L’endettement au Sénégal est une préoccupation de tous les instants pour les pouvoirs publics. Le pays se souvient encore du rappel à l’ordre du FMI qui, au début de l’année 2020, avait pointé du doigt les marges de manœuvres insuffisantes du pays pour emprunter. Aujourd’hui, à l’approche du 4e trimestre 2021, plusieurs données jugées contradictoires ne permettent pas d’affirmer avec exactitude que le pays dispose d’un endettement équivalent à 62,3% du PIB.

Comment se mesure la dette publique ?

Pour comprendre comment fonctionne l’endettement public d’un pays comme le Sénégal, il convient d’en donner une définition précise. Les spécialistes du monde de la finance s’accordent à dire que la dette publique est constituée par « l’ensemble des engagements financiers pris sous la forme d’emprunts par l’Etat, les collectivités publiques et les organismes qui en dépendent directement ». A ce stade, le calcul de la dette publique ne prend pas en compte la dette des ménages et des entreprises. Aussi, pour mesurer la dette publique d’un pays, on la rapporte tout simplement au produit intérieur brut (PIB). La comparaison entre la dette et le PIB se fait alors en fonction de la taille du PIB du pays.

C’est là que la crédibilité des nations entre en jeu : même si celles-ci ont la possibilité d’emprunter largement pour financer leurs politiques publiques par le jeu des établissements financiers, elles demeurent dans le collimateur des agences de notation financière internationales. Ainsi, lorsque les pays les moins fiables au regard des marchés financiers et des agences de notation sont dans l’incapacité totale d’emprunter, ils peuvent faire appel aux institutions internationales – telles que la banque mondiale, le fonds monétaire international ou encore les Banques régionales de développement. C’est de cette manière que le Sénégal a pu bénéficier d’une aide d’urgence de la part du FMI pour contrer les effets dévastateurs du Covid-19 sur l’économie.

Taux endettement sénégal
crédit image: Seneplus.com

Dette publique au Sénégal : des chiffres différents

Au Sénégal donc, les principaux acteurs de la vie publique et financière ne parviennent pas à se mettre d’accord sur les chiffres de la dette publique (qui, rappelons-le, est fortement dépendante du PIB). Le directeur général de la Comptabilité publique et du Trésor, Cheikh Tidiane Diop, avance par exemple que « Le Sénégal demeure dans les normes de l’endettement public aux alentours de 62%, alors que la norme communautaire est de 70% du PIB  ». Une telle situation serait donc à relativiser, « face à des pays comme la France, le Japon ou les USA dont l’endettement public dépasse largement le seuil des 70% ».

Le projet de loi de Finances 2021 semble vouloir contredire le rapport de Monsieur Tidiane Diop.
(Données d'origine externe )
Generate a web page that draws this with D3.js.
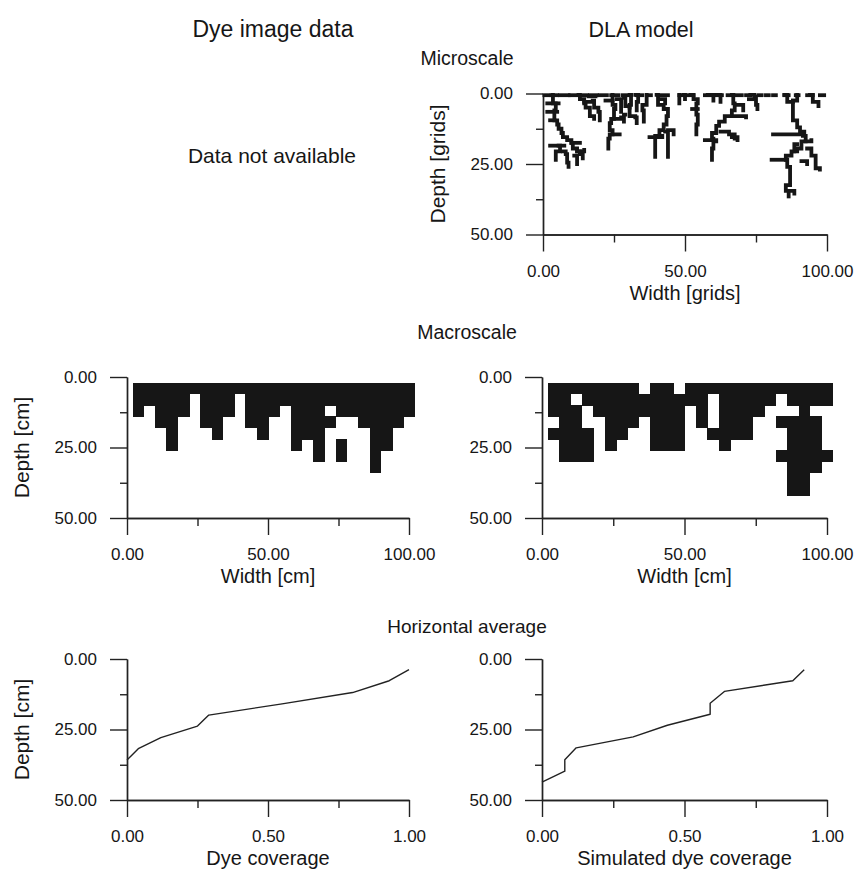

En effet, le document officiel évoque un taux d’endettement pour 2020 projeté bien plus avancé que celui avancé par l’homme d’Etat pour 2021. Le document, consultable sur le site du gouvernement sénégalais, estimé ainsi que « la pandémie due au Covid-19 a fait trébucher l’activité économique du pays, qui s’est retrouvé face à un besoin important en ressources pour atténuer les effets de la crise. Une situation qui vient s’ajouter à un contexte de progression du niveau d’endettement, qui devrait passer de 52,5% en 2019 à 67,4% du PIB en 2020 ».

Annexé à la loi de Finances 2021, le rapport économique et financier daté du mois d’octobre 2020 met en avant un taux différent : « l’encours de la dette publique totale […] devrait représenter 64% du PIB en 2020, en liaison avec les prêts importants accordés dans le cadre de la lutte contre le Covid-19 en 2020 ». Une situation qui devrait toutefois demeurer en dessous de la norme retenue par les huit pays formant l’Union économique et monétaire ouest-africaine (UEMOA).
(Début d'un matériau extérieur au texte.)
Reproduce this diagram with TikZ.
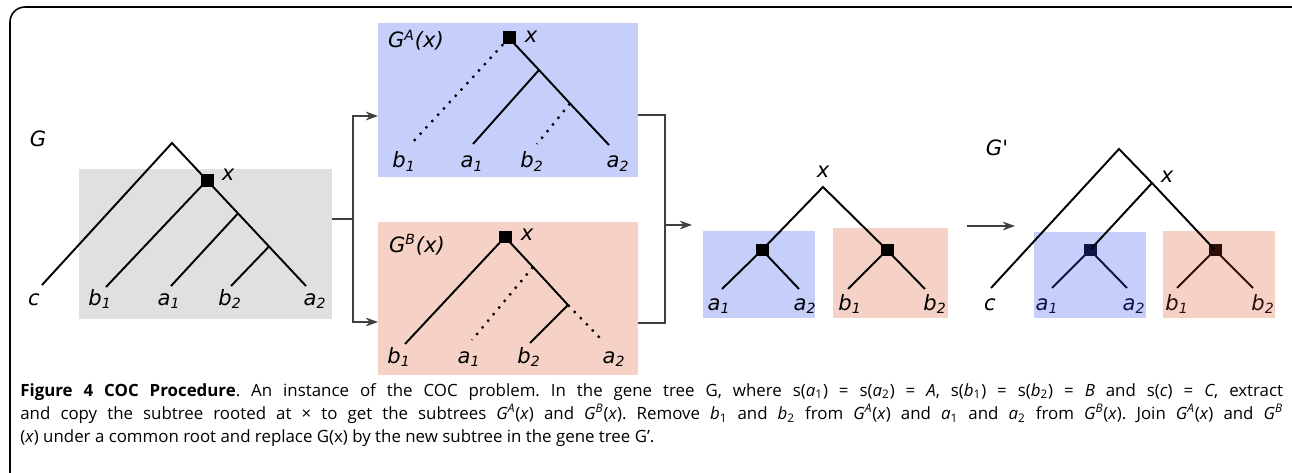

Quel est l’avis des experts économiques et financiers ?

Malgré les données contradictoires affichées par les différents observateurs et analystes de la vie publique et économique du Sénégal sur le taux d’endettement, une telle situation n’est pas jugée inquiétante. Statisticien économiste, Ismaïla Diallo estime que « des taux d’endettement différents pour un même pays sur la même année n’est pas surprenant, car le calcul du pourcentage dépend davantage des sources utilisées, avec décalage prévisible entre les chiffres ». Et en effet, les données collectées peuvent provenir de divers organismes tels que la Banque centrale des États de l’Afrique de l’Ouest (BCEAO), ou encore le FMI (Fonds monétaire international).

D’autres éléments sont à prendre en compte, comme d’éventuelles variations et autres hypothèses qui peuvent conduire à des distinctions dans le calcul du niveau d’endettement en fin d’exercice. Finalement, le niveau de la dette publique serait fortement dépendant des méthodes et des concepts utilisés pour le calculer. C’est du moins la conclusion faite par le site d’informations économiques et financières Business AM.